==== DATASET ENTRIES
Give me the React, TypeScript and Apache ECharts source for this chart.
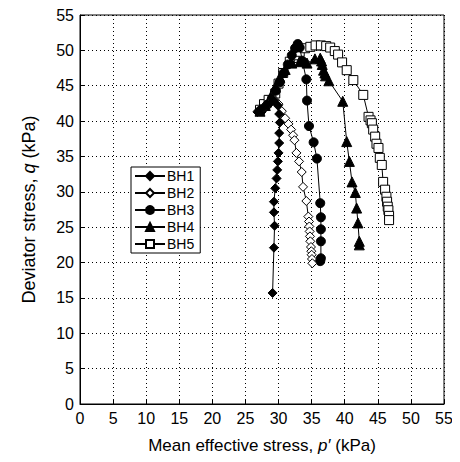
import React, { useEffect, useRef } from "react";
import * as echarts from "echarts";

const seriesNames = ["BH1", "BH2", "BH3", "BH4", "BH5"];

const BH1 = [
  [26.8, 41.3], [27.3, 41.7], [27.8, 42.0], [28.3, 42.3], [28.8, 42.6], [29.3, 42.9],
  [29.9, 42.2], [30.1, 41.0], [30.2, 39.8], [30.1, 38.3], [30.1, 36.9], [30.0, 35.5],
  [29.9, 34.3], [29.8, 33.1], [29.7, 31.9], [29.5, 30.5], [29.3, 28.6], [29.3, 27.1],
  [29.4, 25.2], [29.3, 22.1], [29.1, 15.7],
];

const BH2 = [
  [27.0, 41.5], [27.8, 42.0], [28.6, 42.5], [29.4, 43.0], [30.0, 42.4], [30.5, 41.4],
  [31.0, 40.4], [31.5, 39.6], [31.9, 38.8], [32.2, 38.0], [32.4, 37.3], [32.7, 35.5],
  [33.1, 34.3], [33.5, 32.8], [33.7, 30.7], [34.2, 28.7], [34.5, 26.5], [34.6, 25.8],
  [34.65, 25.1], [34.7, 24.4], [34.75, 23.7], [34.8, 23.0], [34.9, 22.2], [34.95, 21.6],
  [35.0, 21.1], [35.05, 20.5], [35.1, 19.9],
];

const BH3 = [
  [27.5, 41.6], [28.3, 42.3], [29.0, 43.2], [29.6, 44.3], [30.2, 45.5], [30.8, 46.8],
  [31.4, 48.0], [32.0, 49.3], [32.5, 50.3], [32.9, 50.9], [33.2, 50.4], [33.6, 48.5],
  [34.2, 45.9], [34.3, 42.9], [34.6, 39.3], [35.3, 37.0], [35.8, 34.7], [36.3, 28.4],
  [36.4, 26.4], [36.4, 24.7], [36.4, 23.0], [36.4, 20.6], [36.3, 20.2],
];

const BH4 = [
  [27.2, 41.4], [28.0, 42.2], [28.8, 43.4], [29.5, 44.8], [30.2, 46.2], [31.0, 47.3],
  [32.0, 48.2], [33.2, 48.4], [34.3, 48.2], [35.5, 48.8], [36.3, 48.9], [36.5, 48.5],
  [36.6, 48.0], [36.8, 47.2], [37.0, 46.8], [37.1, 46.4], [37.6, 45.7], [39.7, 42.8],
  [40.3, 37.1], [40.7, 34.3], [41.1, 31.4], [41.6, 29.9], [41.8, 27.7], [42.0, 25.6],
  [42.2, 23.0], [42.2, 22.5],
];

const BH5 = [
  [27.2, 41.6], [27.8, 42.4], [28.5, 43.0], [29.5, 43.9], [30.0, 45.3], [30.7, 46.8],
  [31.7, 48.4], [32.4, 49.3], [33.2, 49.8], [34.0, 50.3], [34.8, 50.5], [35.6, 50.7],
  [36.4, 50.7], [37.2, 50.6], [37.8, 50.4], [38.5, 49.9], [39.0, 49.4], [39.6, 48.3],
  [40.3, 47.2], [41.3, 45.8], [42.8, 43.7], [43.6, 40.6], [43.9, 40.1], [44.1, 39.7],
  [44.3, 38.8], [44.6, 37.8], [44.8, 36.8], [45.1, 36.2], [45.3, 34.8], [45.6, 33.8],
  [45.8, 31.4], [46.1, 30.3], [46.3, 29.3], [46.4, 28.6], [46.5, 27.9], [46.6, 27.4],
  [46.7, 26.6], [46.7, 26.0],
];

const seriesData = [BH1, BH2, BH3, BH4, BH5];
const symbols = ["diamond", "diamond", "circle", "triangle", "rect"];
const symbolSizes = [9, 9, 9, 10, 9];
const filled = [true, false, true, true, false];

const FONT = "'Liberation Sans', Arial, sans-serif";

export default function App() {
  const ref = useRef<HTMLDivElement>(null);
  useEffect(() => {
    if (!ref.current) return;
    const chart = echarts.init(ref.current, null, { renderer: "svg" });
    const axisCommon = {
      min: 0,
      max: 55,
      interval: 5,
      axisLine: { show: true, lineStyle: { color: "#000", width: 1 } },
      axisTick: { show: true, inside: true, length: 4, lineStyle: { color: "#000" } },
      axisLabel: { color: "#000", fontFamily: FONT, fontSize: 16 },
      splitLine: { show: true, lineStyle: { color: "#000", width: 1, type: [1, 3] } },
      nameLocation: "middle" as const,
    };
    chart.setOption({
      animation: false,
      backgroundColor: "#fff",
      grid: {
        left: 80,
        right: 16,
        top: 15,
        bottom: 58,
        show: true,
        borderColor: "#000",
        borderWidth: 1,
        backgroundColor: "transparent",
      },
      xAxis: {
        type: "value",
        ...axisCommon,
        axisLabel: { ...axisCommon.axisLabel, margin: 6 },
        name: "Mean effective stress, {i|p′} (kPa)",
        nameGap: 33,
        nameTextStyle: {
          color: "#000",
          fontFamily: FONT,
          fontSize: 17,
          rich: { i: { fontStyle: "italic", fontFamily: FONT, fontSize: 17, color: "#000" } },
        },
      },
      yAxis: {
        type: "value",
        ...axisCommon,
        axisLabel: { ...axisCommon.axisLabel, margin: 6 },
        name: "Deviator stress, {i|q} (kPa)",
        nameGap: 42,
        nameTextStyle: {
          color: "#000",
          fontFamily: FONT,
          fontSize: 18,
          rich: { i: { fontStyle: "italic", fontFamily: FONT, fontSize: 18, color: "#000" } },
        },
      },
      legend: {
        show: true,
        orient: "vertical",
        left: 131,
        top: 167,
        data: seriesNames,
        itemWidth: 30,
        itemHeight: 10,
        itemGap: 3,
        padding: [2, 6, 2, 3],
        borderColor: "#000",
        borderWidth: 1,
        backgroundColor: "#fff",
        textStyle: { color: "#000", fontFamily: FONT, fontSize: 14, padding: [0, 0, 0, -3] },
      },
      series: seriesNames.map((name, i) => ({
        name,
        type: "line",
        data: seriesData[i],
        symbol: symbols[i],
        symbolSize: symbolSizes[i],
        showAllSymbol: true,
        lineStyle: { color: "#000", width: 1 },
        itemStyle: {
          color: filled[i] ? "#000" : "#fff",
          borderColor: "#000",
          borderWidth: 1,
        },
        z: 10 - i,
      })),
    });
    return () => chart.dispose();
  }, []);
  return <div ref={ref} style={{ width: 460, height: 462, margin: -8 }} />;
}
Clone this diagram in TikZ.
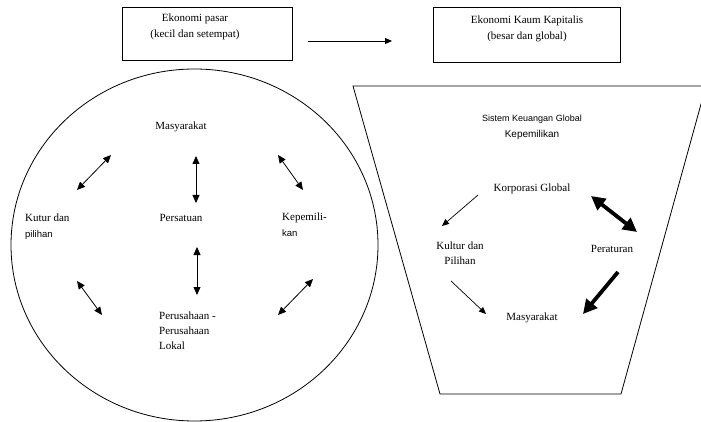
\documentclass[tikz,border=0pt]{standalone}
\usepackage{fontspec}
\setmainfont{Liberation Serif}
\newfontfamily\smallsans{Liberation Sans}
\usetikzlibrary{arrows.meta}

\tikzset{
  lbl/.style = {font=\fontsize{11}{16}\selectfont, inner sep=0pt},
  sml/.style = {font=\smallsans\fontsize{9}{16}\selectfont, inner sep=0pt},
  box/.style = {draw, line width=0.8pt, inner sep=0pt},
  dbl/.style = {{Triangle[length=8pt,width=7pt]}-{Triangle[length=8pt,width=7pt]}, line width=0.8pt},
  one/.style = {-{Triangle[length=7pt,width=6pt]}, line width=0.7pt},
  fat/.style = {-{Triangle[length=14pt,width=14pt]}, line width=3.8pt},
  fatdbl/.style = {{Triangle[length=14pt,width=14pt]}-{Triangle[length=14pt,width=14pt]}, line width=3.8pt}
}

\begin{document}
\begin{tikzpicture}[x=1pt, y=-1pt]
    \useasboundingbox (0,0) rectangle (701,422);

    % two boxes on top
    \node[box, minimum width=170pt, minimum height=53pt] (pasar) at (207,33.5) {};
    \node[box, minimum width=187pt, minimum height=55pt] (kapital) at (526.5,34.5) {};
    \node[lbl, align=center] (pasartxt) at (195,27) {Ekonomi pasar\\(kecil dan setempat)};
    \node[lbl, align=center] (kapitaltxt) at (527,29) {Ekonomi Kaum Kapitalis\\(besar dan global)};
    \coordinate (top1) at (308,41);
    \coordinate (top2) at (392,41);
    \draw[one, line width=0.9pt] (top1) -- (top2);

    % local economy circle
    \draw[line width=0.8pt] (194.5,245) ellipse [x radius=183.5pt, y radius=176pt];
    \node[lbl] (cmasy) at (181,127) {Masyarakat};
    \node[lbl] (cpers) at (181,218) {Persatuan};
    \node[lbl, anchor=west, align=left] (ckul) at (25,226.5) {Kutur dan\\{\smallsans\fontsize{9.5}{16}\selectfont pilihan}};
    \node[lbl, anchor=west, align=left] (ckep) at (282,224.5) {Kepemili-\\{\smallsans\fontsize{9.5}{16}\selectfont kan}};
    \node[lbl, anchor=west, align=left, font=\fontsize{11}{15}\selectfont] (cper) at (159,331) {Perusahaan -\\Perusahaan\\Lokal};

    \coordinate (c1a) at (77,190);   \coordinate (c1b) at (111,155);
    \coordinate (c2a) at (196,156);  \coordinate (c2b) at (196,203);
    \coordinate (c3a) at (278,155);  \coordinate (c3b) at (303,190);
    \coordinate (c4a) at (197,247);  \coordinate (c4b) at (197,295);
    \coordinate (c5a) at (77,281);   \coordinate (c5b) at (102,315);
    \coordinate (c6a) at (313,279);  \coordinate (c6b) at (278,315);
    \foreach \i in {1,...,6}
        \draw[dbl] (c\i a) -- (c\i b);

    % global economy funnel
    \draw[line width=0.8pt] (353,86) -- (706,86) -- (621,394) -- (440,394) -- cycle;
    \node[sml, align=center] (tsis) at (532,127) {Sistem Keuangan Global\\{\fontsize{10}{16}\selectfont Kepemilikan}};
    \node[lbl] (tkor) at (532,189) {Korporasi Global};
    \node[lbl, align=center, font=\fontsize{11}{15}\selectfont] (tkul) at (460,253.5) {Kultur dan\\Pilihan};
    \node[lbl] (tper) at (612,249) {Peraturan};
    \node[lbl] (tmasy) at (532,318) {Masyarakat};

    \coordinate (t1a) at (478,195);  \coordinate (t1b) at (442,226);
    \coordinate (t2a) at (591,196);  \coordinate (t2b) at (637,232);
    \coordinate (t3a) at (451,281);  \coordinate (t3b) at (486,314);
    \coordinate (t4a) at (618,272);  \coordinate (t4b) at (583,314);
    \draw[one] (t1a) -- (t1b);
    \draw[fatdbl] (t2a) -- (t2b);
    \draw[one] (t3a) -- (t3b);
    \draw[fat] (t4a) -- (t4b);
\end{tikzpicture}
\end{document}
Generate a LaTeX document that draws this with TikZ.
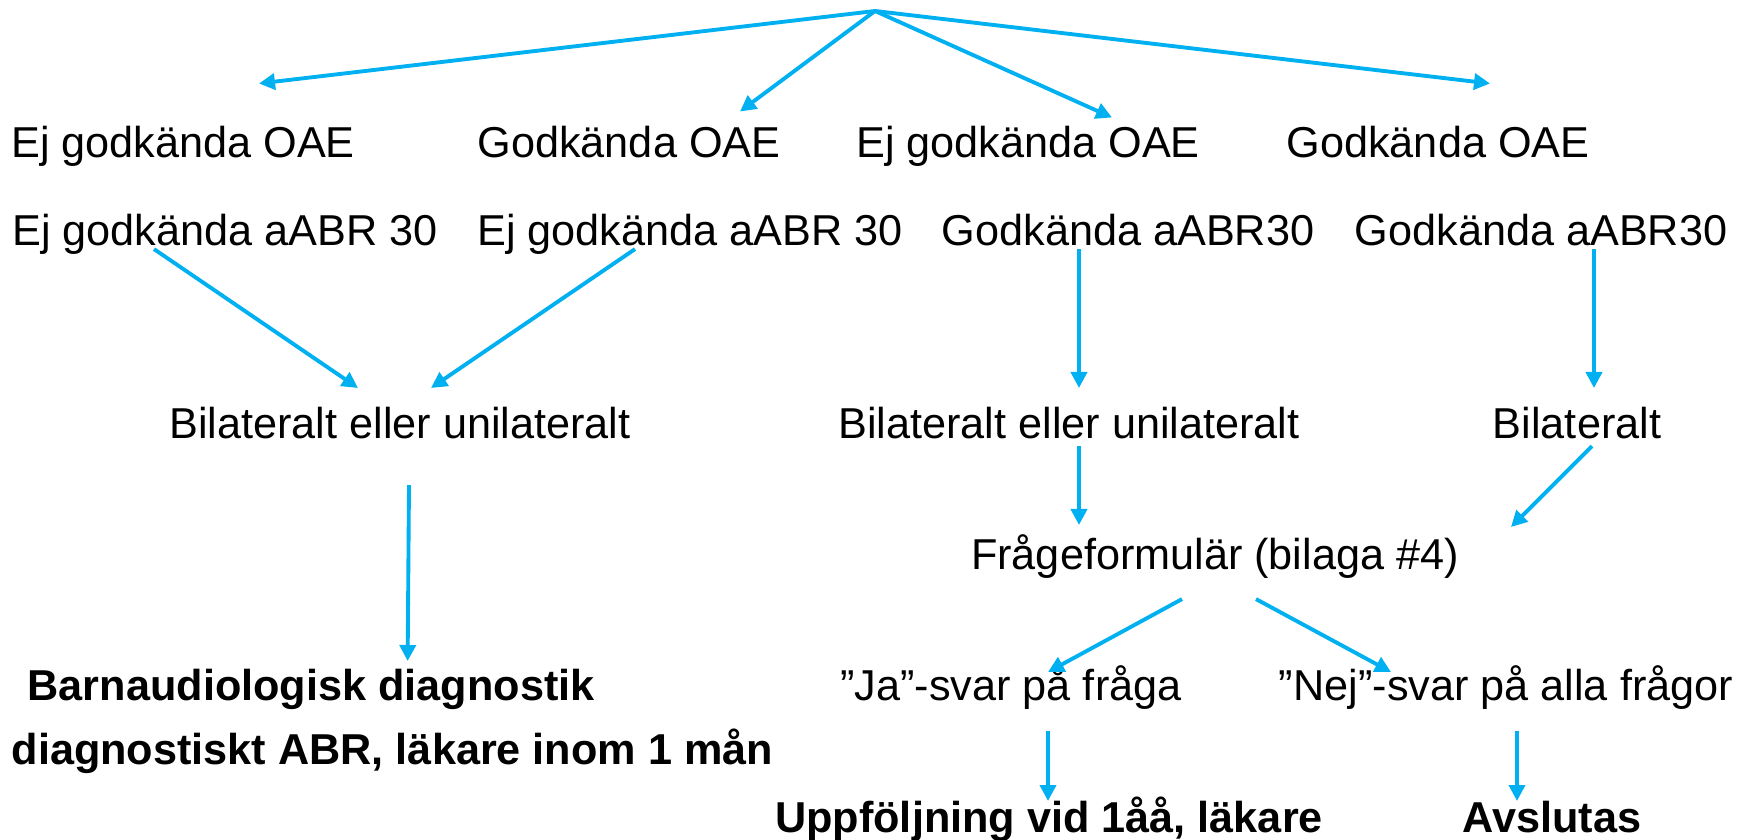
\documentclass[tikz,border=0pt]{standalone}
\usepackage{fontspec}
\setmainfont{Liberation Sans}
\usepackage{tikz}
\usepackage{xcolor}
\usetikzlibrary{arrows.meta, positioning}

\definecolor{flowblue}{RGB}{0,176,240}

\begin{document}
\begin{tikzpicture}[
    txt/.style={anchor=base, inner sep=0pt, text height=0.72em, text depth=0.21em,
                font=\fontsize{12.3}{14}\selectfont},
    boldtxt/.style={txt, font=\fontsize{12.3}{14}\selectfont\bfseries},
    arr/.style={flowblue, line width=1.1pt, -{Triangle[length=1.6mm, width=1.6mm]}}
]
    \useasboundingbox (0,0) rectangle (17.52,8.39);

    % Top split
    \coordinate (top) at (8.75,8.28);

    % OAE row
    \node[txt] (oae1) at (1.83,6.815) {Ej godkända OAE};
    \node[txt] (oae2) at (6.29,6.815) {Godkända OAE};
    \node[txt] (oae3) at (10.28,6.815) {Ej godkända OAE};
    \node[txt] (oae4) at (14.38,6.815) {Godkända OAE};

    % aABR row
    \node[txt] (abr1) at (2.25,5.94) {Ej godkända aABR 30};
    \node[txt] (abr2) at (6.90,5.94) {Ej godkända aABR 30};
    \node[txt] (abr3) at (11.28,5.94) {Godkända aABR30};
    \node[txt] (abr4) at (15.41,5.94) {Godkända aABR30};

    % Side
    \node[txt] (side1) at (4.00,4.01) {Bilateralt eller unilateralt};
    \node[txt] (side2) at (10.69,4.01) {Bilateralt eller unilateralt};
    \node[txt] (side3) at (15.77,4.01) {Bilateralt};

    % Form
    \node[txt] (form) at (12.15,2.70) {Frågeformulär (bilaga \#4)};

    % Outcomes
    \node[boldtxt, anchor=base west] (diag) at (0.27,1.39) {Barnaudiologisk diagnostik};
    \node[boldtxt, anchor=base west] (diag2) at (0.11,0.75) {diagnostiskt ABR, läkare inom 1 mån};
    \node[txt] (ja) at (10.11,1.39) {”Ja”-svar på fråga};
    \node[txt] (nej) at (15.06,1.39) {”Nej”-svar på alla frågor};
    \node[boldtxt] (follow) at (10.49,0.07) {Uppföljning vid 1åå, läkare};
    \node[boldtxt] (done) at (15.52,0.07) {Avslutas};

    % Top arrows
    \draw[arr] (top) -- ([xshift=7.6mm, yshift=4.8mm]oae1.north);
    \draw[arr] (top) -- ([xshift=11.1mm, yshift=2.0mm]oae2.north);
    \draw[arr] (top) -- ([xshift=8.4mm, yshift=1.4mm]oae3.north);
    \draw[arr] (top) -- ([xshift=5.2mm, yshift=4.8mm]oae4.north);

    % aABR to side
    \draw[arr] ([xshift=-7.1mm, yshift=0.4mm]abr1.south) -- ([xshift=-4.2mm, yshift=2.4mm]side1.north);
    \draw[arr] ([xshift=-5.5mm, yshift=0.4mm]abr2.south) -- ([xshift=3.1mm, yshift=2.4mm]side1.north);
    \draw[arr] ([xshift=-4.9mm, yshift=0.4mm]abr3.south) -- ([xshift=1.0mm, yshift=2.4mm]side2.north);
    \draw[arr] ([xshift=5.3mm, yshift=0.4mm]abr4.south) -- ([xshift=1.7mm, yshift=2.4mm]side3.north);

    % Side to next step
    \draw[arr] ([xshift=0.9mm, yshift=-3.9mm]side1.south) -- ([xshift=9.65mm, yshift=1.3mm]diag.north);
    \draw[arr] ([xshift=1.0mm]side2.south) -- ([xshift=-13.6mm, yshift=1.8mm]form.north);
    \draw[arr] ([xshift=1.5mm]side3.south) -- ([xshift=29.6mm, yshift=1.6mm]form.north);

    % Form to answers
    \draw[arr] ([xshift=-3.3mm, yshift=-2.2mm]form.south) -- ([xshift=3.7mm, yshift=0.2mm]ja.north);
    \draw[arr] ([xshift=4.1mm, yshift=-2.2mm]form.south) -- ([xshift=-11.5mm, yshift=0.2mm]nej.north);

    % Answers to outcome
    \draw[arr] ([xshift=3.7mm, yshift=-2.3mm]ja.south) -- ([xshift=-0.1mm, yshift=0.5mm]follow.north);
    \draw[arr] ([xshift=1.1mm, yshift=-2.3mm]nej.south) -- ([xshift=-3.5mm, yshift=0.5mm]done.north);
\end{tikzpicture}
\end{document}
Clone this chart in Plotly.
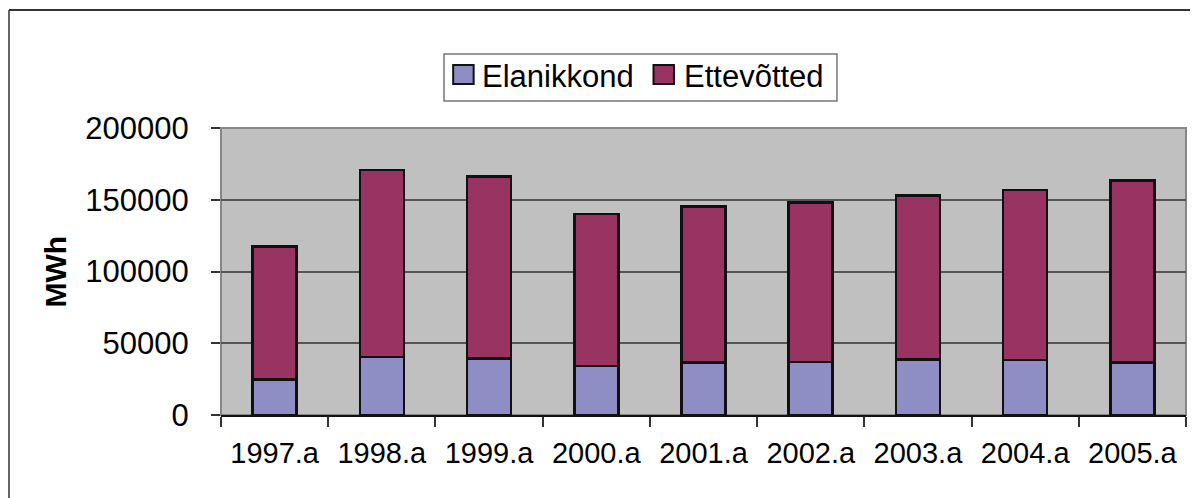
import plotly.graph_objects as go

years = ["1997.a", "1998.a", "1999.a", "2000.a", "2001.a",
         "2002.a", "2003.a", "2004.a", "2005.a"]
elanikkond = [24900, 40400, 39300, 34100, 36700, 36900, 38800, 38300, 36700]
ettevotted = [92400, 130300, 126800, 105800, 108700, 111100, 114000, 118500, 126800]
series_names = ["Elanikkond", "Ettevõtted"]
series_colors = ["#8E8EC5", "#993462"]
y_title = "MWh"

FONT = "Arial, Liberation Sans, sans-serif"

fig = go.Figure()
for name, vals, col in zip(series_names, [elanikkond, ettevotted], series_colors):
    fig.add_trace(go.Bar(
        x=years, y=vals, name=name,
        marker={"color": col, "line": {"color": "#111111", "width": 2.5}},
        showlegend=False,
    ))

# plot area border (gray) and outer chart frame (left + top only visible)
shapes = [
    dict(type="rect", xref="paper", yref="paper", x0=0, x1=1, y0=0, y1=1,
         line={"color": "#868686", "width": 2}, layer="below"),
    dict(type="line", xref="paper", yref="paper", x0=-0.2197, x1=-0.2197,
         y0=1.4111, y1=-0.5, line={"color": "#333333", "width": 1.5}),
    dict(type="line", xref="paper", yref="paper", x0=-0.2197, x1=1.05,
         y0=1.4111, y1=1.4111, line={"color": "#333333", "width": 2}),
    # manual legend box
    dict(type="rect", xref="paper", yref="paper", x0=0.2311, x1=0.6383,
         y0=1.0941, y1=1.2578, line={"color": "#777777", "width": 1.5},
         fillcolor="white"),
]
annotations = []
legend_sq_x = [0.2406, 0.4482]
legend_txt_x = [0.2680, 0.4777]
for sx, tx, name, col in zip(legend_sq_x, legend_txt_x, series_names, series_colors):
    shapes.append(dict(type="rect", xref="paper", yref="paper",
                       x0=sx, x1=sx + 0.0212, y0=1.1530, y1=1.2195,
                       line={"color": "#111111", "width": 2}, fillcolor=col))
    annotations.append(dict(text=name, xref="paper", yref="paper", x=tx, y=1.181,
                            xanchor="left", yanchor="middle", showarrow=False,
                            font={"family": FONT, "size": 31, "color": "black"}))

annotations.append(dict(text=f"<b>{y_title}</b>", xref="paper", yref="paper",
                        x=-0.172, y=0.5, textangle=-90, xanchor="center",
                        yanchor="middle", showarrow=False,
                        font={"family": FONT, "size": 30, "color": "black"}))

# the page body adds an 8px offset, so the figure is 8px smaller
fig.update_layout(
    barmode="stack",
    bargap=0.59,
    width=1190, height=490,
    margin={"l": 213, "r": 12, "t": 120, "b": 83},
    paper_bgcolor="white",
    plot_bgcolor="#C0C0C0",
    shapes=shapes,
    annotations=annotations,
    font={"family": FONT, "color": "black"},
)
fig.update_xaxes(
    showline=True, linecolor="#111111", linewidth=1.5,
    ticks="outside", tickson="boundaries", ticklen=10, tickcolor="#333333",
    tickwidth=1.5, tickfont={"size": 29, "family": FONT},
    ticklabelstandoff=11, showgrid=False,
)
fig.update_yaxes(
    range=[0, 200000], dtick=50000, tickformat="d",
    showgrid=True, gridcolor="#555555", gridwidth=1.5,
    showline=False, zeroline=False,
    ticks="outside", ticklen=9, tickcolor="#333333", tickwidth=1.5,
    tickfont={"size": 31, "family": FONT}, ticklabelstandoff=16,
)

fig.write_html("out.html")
========
* [WORK REQUIRED]
Copy out the listing above from the line containing "Generate a LaTeX" to the line containing "(0,0) rectangle (17.52,8.39);", both included, exactly as written and minus the images.

* [OUTPUT OF THE TASK]
Generate a LaTeX document that draws this with TikZ.
\documentclass[tikz,border=0pt]{standalone}
\usepackage{fontspec}
\setmainfont{Liberation Sans}
\usepackage{tikz}
\usepackage{xcolor}
\usetikzlibrary{arrows.meta, positioning}

\definecolor{flowblue}{RGB}{0,176,240}

\begin{document}
\begin{tikzpicture}[
    txt/.style={anchor=base, inner sep=0pt, text height=0.72em, text depth=0.21em,
                font=\fontsize{12.3}{14}\selectfont},
    boldtxt/.style={txt, font=\fontsize{12.3}{14}\selectfont\bfseries},
    arr/.style={flowblue, line width=1.1pt, -{Triangle[length=1.6mm, width=1.6mm]}}
]
    \useasboundingbox (0,0) rectangle (17.52,8.39);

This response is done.